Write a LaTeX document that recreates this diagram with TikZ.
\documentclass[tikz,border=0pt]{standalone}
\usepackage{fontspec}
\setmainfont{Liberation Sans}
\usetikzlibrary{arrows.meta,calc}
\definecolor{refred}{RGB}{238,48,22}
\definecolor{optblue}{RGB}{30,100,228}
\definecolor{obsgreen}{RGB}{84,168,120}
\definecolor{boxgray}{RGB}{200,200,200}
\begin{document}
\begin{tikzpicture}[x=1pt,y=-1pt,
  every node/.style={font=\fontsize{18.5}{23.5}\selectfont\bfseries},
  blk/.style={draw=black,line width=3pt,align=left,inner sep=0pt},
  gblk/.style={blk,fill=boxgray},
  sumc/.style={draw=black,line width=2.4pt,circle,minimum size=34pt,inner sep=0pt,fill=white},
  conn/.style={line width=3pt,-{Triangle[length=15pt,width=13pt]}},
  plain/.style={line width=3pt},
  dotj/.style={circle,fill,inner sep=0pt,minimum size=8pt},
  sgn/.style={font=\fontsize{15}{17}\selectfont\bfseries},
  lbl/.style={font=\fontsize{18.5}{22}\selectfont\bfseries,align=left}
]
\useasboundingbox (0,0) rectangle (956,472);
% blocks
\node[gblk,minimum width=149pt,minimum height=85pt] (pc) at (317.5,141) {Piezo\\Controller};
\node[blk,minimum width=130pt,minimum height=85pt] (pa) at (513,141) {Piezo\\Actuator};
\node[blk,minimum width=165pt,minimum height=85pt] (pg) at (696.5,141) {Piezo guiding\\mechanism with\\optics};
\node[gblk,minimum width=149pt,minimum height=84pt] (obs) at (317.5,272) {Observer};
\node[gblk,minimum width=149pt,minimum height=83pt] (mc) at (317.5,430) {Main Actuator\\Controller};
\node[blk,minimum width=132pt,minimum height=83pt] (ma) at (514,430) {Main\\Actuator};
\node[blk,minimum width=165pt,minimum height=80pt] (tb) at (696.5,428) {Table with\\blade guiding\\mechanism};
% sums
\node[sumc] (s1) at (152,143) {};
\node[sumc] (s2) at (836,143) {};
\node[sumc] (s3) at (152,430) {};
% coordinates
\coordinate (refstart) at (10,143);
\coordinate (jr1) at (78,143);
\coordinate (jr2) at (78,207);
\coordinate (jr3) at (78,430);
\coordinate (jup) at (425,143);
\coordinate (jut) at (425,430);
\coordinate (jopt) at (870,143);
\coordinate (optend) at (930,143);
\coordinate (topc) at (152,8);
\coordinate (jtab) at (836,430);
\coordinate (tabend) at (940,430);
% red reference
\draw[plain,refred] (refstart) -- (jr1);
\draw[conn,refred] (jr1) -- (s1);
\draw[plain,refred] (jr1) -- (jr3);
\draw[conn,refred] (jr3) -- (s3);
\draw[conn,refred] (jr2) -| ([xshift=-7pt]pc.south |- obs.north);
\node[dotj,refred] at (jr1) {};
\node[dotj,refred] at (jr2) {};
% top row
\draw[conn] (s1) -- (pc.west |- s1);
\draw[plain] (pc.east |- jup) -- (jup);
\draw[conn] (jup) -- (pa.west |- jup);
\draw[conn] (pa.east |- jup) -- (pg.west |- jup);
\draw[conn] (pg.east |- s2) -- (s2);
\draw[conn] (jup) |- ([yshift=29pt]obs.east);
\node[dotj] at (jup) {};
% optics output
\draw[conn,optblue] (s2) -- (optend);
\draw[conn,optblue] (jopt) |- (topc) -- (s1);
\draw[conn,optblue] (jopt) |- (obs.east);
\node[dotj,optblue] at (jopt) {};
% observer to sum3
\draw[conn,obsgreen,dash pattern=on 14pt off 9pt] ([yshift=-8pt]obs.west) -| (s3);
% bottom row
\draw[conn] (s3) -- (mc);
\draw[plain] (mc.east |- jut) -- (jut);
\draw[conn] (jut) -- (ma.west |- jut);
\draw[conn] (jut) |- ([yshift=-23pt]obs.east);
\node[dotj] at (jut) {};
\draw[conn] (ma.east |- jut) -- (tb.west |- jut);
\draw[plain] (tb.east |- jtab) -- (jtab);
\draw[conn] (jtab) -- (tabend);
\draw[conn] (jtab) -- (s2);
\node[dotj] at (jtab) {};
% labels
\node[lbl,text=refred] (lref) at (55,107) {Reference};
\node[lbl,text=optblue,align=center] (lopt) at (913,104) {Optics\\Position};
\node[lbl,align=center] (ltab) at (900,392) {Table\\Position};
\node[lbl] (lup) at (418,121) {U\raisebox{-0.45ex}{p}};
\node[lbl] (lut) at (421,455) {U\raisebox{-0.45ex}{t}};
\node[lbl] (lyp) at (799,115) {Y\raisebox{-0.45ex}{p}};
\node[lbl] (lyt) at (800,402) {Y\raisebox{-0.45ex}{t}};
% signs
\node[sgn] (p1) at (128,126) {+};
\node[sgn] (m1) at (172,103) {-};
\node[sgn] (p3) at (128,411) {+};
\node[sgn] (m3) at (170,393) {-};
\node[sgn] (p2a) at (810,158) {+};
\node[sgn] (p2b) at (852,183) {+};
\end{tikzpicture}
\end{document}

· · · ·

● **Task requirements**: Search the material above for "with". Pull out each line where it shows up.

● **Answer for this exercise**:
Write a LaTeX document that recreates this diagram with TikZ.
\node[blk,minimum width=165pt,minimum height=85pt] (pg) at (696.5,141) {Piezo guiding\\mechanism with\\optics};
\node[blk,minimum width=165pt,minimum height=80pt] (tb) at (696.5,428) {Table with\\blade guiding\\mechanism};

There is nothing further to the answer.